Every line with the string "document" should be gathered.

Recorded data
========================================

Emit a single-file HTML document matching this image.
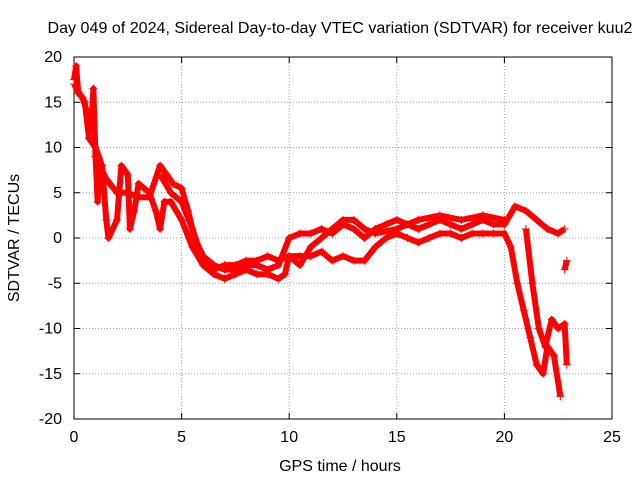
<!DOCTYPE html>
<html><head><meta charset="utf-8"><style>
body{margin:0;background:#fff;}
svg{display:block;font-family:"Liberation Sans",sans-serif;}
</style></head><body>
<svg id="chart" width="640" height="480" viewBox="0 0 640 480">
<text x="340" y="33" font-size="16" text-anchor="middle" textLength="585" lengthAdjust="spacingAndGlyphs" fill="#000">Day 049 of 2024, Sidereal Day-to-day VTEC variation (SDTVAR) for receiver kuu2</text>
<text x="340" y="471" font-size="16" text-anchor="middle">GPS time / hours</text>
<text transform="translate(19,238) rotate(-90)" font-size="16" text-anchor="middle">SDTVAR / TECUs</text>
<g id="grid"></g>
<g id="axes"></g>
<g id="marks"></g>
</svg>
<script>
const xTicks=[0,5,10,15,20,25];
const yTicks=[-20,-15,-10,-5,0,5,10,15,20];
const trackA=[[0,17.5],[0.1,19],[0.2,16],[0.4,15.5],[0.6,14],[0.8,12],[0.9,16.5],[1.0,9],[1.1,4],[1.2,8],[1.5,6.5],[2,5],[2.5,5],[3,4.5],[3.5,4.5],[4,8],[4.3,7],[4.6,6],[5,5.5],[5.3,3],[5.6,0],[6,-2],[6.5,-3],[7,-3.5],[7.5,-3.5],[8,-3],[8.5,-3],[9,-3.5],[9.5,-3],[10,0],[10.5,0.5],[11,0.5],[11.5,1],[12,0.5],[12.5,1.5],[13,1],[13.5,0],[14,1],[14.5,1.5],[15,2],[15.5,1.5],[16,1],[16.5,1.5],[17,2],[17.5,1.5],[18,1],[18.5,1.5],[19,2],[19.5,1.5],[20,1.5],[20.5,3.5],[21,3],[21.5,2],[22,1],[22.5,0.5],[22.8,1]];
const trackB=[[0,17],[0.5,15],[0.7,11],[1,10],[1.3,8],[1.5,2],[1.6,0],[2,2],[2.2,8],[2.5,7],[2.6,1],[2.8,3],[3,6],[3.5,5],[3.8,3],[4,1],[4.2,4],[4.5,4],[5,2],[5.5,-1],[6,-3],[6.5,-4],[7,-4.5],[7.5,-4],[8,-3.5],[8.5,-4],[9,-4],[9.5,-4.5],[9.8,-4],[10,-2],[10.5,-2],[11,-2],[11.5,-1.5],[12,-2.5],[12.5,-2],[13,-2.5],[13.5,-2.5],[14,-1],[14.5,0],[15,0.5],[15.5,0],[16,-0.5],[16.5,0],[17,0.5],[17.5,0.5],[18,0],[18.5,0.5],[19,0.5],[19.5,0.5],[20,0.5],[20.3,-1],[20.6,-5],[20.9,-8],[21.2,-11],[21.5,-14],[21.8,-15],[22,-12],[22.3,-13],[22.6,-17.5]];
const trackC=[[4,7],[4.5,5],[5,4],[5.5,1],[6,-2.5],[6.5,-3.5],[7,-3],[7.5,-3],[8,-2.5],[8.5,-2.5],[9,-2],[9.5,-2.5],[10,-2],[10.5,-3],[11,-1],[11.5,0],[12,1],[12.5,2],[13,2],[13.5,1],[14,0.5],[15,1],[16,2],[17,2.5],[18,2],[19,2.5],[20,2]];
const trackD=[[21,1],[21.3,-5],[21.6,-10],[21.9,-12],[22.2,-9],[22.5,-10],[22.8,-9.5],[22.9,-14]];
const trackE=[[22.8,-3.5],[22.9,-2.5]];
const X0=74,X1=612,Y0=419,Y1=57;
const sx=v=>X0+(v-0)/(25-0)*(X1-X0);
const sy=v=>Y0-(v+20)/40*(Y0-Y1);
const NS="http://www.w3.org/2000/svg";
const mk=(t,a,p)=>{const e=document.createElementNS(NS,t);for(const k in a)e.setAttribute(k,a[k]);p.appendChild(e);return e;};
const grid=document.getElementById('grid'),axes=document.getElementById('axes'),marks=document.getElementById('marks');
xTicks.forEach(t=>{const x=sx(t);
 if(t>0&&t<25){const g=mk('line',{x1:x,x2:x,y1:Y1,y2:Y0,stroke:'#a0a0a0','stroke-dasharray':'1,2'},grid);
 
 }
 const l=mk('text',{x:x,y:Y0+23,'font-size':16,'text-anchor':'middle'},axes);l.textContent=t;
 
 
 mk('line',{x1:x,x2:x,y1:Y0,y2:Y0-6,stroke:'#000'},axes);mk('line',{x1:x,x2:x,y1:Y1,y2:Y1+6,stroke:'#000'},axes);});
yTicks.forEach(t=>{const y=sy(t);
 if(t>-20&&t<20){const g=mk('line',{x1:X0,x2:X1,y1:y,y2:y,stroke:'#a0a0a0','stroke-dasharray':'1,2'},grid);
 
 }
 const l=mk('text',{x:X0-12,y:y+5,'font-size':16,'text-anchor':'end'},axes);l.textContent=t;
 
 
 mk('line',{x1:X0,x2:X0+6,y1:y,y2:y,stroke:'#000'},axes);mk('line',{x1:X1,x2:X1-6,y1:y,y2:y,stroke:'#000'},axes);});
const fr=mk('rect',{x:X0,y:Y1,width:X1-X0,height:Y0-Y1,fill:'none',stroke:'#000'},axes);


[trackA,trackB,trackC,trackD,trackE].forEach((tr,i)=>{
 const pl=mk('polyline',{points:tr.map(p=>sx(p[0])+','+sy(p[1])).join(' '),fill:'none',stroke:'#f00','stroke-width':6,'stroke-linejoin':'round'},marks);
 
 
 tr.forEach(p=>{const x=sx(p[0]),y=sy(p[1]);
  const m=mk('path',{d:`M${x-4},${y}h8M${x},${y-4}v8`,stroke:'#f00','stroke-width':1},marks);
  
  });
});
</script>
</body></html>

========================================

Written solution
Emit a single-file HTML document matching this image.
const mk=(t,a,p)=>{const e=document.createElementNS(NS,t);for(const k in a)e.setAttribute(k,a[k]);p.appendChild(e);return e;};
const grid=document.getElementById('grid'),axes=document.getElementById('axes'),marks=document.getElementById('marks');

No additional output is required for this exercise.